The controversial stance of the Polish Roman Catholic Church towards anti-Jewish violence was criticised by the American, British and Italian ambassadors to Poland. Reports of the Kielce pogrom caused a major sensation in the United States, leading the American ambassador to Poland to insist that Cardinal August Hlond hold a press conference and explain the position of the church. In the conference held on 11 July 1946, Hlond condemned the violence, but attributed it not to racial causes but to rumours concerning the killing of Polish children by Jews. Hlond put the blame for the deterioration in Polish-Jewish relations on collaboration with the Soviet-backed Communist occupiers, Jews "occupying leading positions in Poland in state life". This position was echoed by Polish rural clergy and Cardinal Adam Stefan Sapieha, who reportedly stated that the Jews had brought it upon themselves.
Historian Łukasz Krzyżanowski analyzed the reactions to the pogrom and concludes: "Simply put, the Kielce pogrom met with approbation in many circles." He documents that some meetings held to commemorate the victims were interrupted by antisemitic shouting and groups of workers could not reach agreement to pass resolutions condemning the pogrom.[18]

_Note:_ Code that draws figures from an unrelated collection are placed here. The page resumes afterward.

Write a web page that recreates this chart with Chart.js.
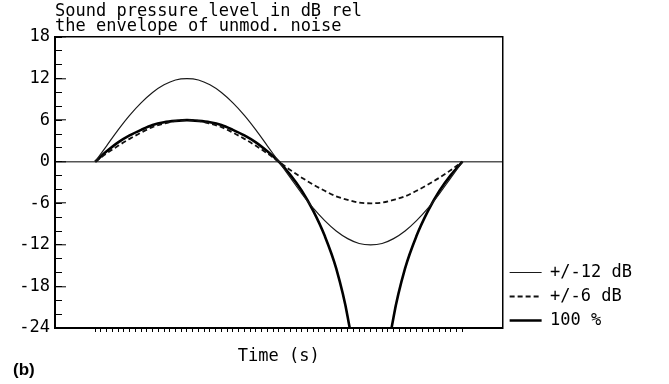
<!DOCTYPE html>
<html lang="en">
<head>
    <meta charset="UTF-8">
    <title>Sound pressure level</title>
    <script src="https://cdn.jsdelivr.net/npm/chart.js"></script>
    <style>
        body {
            margin: 0;
            background-color: #fff;
        }
        .chart-box {
            width: 669px;
            height: 384px;
        }
    </style>
</head>
<body>
    <div class="chart-box">
        <canvas id="splChart"></canvas>
    </div>

    <script>
        // time samples (one modulation period) and levels in dB
        const times = [0, 2, 4, 6, 8, 10, 12, 14, 16, 18, 20, 22, 24, 26, 28, 30, 32,
                       34, 36, 38, 40, 42, 44, 46, 48, 50, 52, 54, 56, 58, 60, 62, 64];
        const mod12 = [0, 2.3, 4.6, 6.7, 8.5, 10.0, 11.1, 11.8, 12.0, 11.8, 11.1, 10.0, 8.5, 6.7, 4.6, 2.3, 0,
                       -2.3, -4.6, -6.7, -8.5, -10.0, -11.1, -11.8, -12.0, -11.8, -11.1, -10.0, -8.5, -6.7, -4.6, -2.3, 0];
        const mod6 = [0, 1.2, 2.3, 3.3, 4.2, 5.0, 5.5, 5.9, 6.0, 5.9, 5.5, 5.0, 4.2, 3.3, 2.3, 1.2, 0,
                      -1.2, -2.3, -3.3, -4.2, -5.0, -5.5, -5.9, -6.0, -5.9, -5.5, -5.0, -4.2, -3.3, -2.3, -1.2, 0];
        const mod100 = [0, 1.5, 2.8, 3.8, 4.6, 5.3, 5.7, 5.9, 6.0, 5.9, 5.7, 5.3, 4.6, 3.8, 2.8, 1.5, 0,
                        -1.9, -4.2, -7.1, -10.7, -15.4, -22.4, -34, -60, -34, -22.4, -15.4, -10.7, -7.1, -4.2, -1.9, 0];
        const seriesNames = ['+/-12 dB', '+/-6 dB', '100 %'];
        const yTicksMajor = 6;   // labelled ticks -24 ... 18
        const yTicksMinor = 2;

        const mono = "'DejaVu Sans Mono', monospace";

        function points(values) {
            return times.map((t, i) => ({ x: t, y: values[i] }));
        }

        // the legend sits a little lower than 'end' alignment puts it
        const legendNudge = {
            id: 'legendNudge',
            afterLayout(chart) {
                if (chart.legend) {
                    chart.legend.top += 8;
                    chart.legend.bottom += 8;
                }
            }
        };

        const ctx = document.getElementById('splChart').getContext('2d');
        const splChart = new Chart(ctx, {
            type: 'line',
            data: {
                datasets: [{
                    label: seriesNames[0],
                    data: points(mod12),
                    borderColor: '#1a1a1a',
                    borderWidth: 1.2
                }, {
                    label: seriesNames[1],
                    data: points(mod6),
                    borderColor: '#111',
                    borderWidth: 1.8,
                    borderDash: [5, 3]
                }, {
                    label: seriesNames[2],
                    data: points(mod100),
                    borderColor: '#000',
                    borderWidth: 2.6
                }]
            },
            options: {
                responsive: true,
                maintainAspectRatio: false,
                animation: false,
                layout: {
                    padding: { left: 13, top: 4, right: 27, bottom: 7 }
                },
                elements: {
                    point: { radius: 0 },
                    line: { cubicInterpolationMode: 'monotone', fill: false }
                },
                scales: {
                    x: {
                        type: 'linear',
                        position: 'bottom',
                        min: -7,
                        max: 71,
                        ticks: { display: false, stepSize: 1 },
                        afterBuildTicks: (scale) => {
                            scale.ticks = scale.ticks.filter(t => t.value >= 0 && t.value <= 64);
                        },
                        grid: { drawOnChartArea: false, tickLength: 4, tickColor: '#000', tickWidth: 1 },
                        border: { color: '#000', width: 2 },
                        title: {
                            display: true,
                            text: 'Time (s)',
                            color: '#000',
                            font: { family: mono, size: 17, lineHeight: '12px' },
                            padding: 0
                        },
                        afterFit: (scale) => { scale.height = 35; }
                    },
                    xTop: {
                        type: 'linear',
                        position: 'top',
                        min: -7,
                        max: 71,
                        ticks: { display: false },
                        grid: { display: false },
                        border: { display: true, color: '#000', width: 1.5 },
                        afterFit: (scale) => { scale.height = 0; }
                    },
                    y: {
                        position: 'left',
                        min: -24,
                        max: 18,
                        ticks: {
                            stepSize: yTicksMajor,
                            color: '#000',
                            font: { family: mono, size: 17 },
                            padding: 16
                        },
                        grid: {
                            // only the 0 dB reference line is drawn across the plot
                            color: (c) => (c.tick && c.tick.value === 0) ? '#555' : 'rgba(0,0,0,0)',
                            lineWidth: 1.6,
                            tickLength: -11,
                            tickColor: '#000',
                            tickWidth: 1
                        },
                        border: { color: '#000', width: 2 },
                        afterFit: (scale) => { scale.width = 42; }
                    },
                    yMinor: {
                        position: 'left',
                        weight: -1,
                        min: -24,
                        max: 18,
                        ticks: { display: false, stepSize: yTicksMinor },
                        grid: { drawOnChartArea: false, tickLength: -7, tickColor: '#000', tickWidth: 1 },
                        border: { display: false },
                        afterFit: (scale) => { scale.width = 0; }
                    },
                    yRight: {
                        position: 'right',
                        min: -24,
                        max: 18,
                        ticks: { display: false },
                        grid: { display: false },
                        border: { display: true, color: '#000', width: 1.5 },
                        afterFit: (scale) => { scale.width = 0; }
                    }
                },
                plugins: {
                    title: {
                        display: true,
                        text: ['Sound pressure level in dB rel', 'the envelope of unmod. noise'],
                        align: 'start',
                        fullSize: false,
                        color: '#000',
                        font: { family: mono, size: 17, weight: 'normal', lineHeight: '15px' },
                        padding: { top: 0, bottom: 3 }
                    },
                    subtitle: {
                        display: true,
                        text: '(b)',
                        position: 'bottom',
                        align: 'start',
                        color: '#000',
                        font: { family: "'Liberation Sans', Arial, sans-serif", size: 17, weight: 'bold', lineHeight: '14px' },
                        padding: 0
                    },
                    legend: {
                        position: 'right',
                        align: 'end',
                        fullSize: false,
                        maxWidth: 220,
                        labels: {
                            usePointStyle: true,
                            pointStyle: 'line',
                            pointStyleWidth: 32,
                            padding: 7,
                            color: '#000',
                            font: { family: mono, size: 17 },
                            // take dash and width from the line, not from the point style
                            generateLabels: (chart) => {
                                const items = Chart.defaults.plugins.legend.labels.generateLabels(chart);
                                items.forEach(item => {
                                    const ds = chart.data.datasets[item.datasetIndex];
                                    item.lineDash = ds.borderDash || [];
                                    item.lineWidth = ds.borderWidth;
                                    item.strokeStyle = ds.borderColor;
                                });
                                return items;
                            }
                        }
                    },
                    tooltip: { enabled: false }
                }
            },
            plugins: [legendNudge]
        });
    </script>
</body>
</html>
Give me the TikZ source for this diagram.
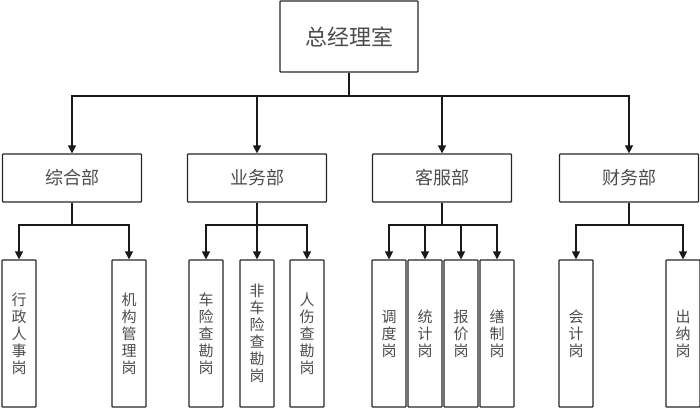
\documentclass[tikz,border=0pt]{standalone}
\usepackage{fontspec}
\setmainfont{Noto Sans CJK SC}
\usetikzlibrary{arrows.meta}

\tikzset{
    unitbox/.style = {draw = black!85, line width = 1.2pt, rounded corners = 0.8pt, text = black!70, inner sep = 0pt},
    topbox/.style = {unitbox, minimum width = 138pt, minimum height = 71pt, font = \fontsize{22pt}{24pt}\selectfont},
    deptbox/.style = {unitbox, minimum width = 139pt, minimum height = 48pt, font = \fontsize{18pt}{20pt}\selectfont},
    postbox/.style = {unitbox, minimum width = 34pt, minimum height = 147pt, align = center, font = \fontsize{15pt}{17pt}\selectfont},
    link/.style = {draw = black!90, line width = 1.2pt, -{Triangle[width = 8pt, length = 8pt]}}
}

\begin{document}
\begin{tikzpicture}[x = 1pt, y = -1pt]
    \useasboundingbox (0,0) rectangle (700,409);
    \node[topbox] (gm) at (349,36.5) {总经理室};
    \node[deptbox] (zh) at (72,178) {综合部};
    \node[deptbox] (yw) at (257,178) {业务部};
    \node[deptbox] (kf) at (442,178) {客服部};
    \node[deptbox] (cw) at (629,178) {财务部};
    \node[postbox] (xz) at (19,333.5) {行\\政\\人\\事\\岗};
    \node[postbox] (jg) at (129,333.5) {机\\构\\管\\理\\岗};
    \node[postbox] (cx) at (206,333.5) {车\\险\\查\\勘\\岗};
    \node[postbox] (fc) at (257,333.5) {非\\车\\险\\查\\勘\\岗};
    \node[postbox] (rs) at (307,333.5) {人\\伤\\查\\勘\\岗};
    \node[postbox] (dd) at (389,333.5) {调\\度\\岗};
    \node[postbox] (tj) at (425,333.5) {统\\计\\岗};
    \node[postbox] (bj) at (461,333.5) {报\\价\\岗};
    \node[postbox] (sz) at (497,333.5) {缮\\制\\岗};
    \node[postbox] (kj) at (576,333.5) {会\\计\\岗};
    \node[postbox] (cn) at (683,333.5) {出\\纳\\岗};
    \coordinate (top bar) at (0,96);
    \coordinate (low bar) at (0,225);
    % general manager to departments
    \draw[link] (gm.south) -- (gm.south |- top bar) -| (zh.north);
    \draw[link] (gm.south) -- (gm.south |- top bar) -| (yw.north);
    \draw[link] (gm.south) -- (gm.south |- top bar) -| (kf.north);
    \draw[link] (gm.south) -- (gm.south |- top bar) -| (cw.north);
    % departments to posts
    \draw[link] (zh.south) -- (zh.south |- low bar) -| (xz.north);
    \draw[link] (zh.south) -- (zh.south |- low bar) -| (jg.north);
    \draw[link] (yw.south) -- (yw.south |- low bar) -| (cx.north);
    \draw[link] (yw.south) -- (fc.north);
    \draw[link] (yw.south) -- (yw.south |- low bar) -| (rs.north);
    \draw[link] (kf.south) -- (kf.south |- low bar) -| (dd.north);
    \draw[link] (kf.south) -- (kf.south |- low bar) -| (tj.north);
    \draw[link] (kf.south) -- (kf.south |- low bar) -| (bj.north);
    \draw[link] (kf.south) -- (kf.south |- low bar) -| (sz.north);
    \draw[link] (cw.south) -- (cw.south |- low bar) -| (kj.north);
    \draw[link] (cw.south) -- (cw.south |- low bar) -| (cn.north);
\end{tikzpicture}
\end{document}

Following the fall of communism, several commemorative plaques were unveiled in Kielce. In 1990 the first plaque was unveiled following the involvement of then Solidarity leader Lech Wałęsa.[19] [20] A monument by New York City-based artist Jack Sal entitled White/Wash II commemorating the victims was dedicated on 4 July 2006, in Kielce, on the 60th anniversary of the pogrom. At the dedication ceremony, a statement from the President of the Republic of Poland Lech Kaczyński condemned the events as a "crime and a great shame for the Poles and tragedy for the Polish Jews". The presidential statement asserted that in today's democratic Poland there is "no room for antisemitism" and brushed off any generalizations of the antisemitic image of the Polish nation as a stereotype.[21] [22] Another monument intended to be a representative grave for the victims, was unveiled in the city in 2010.[23]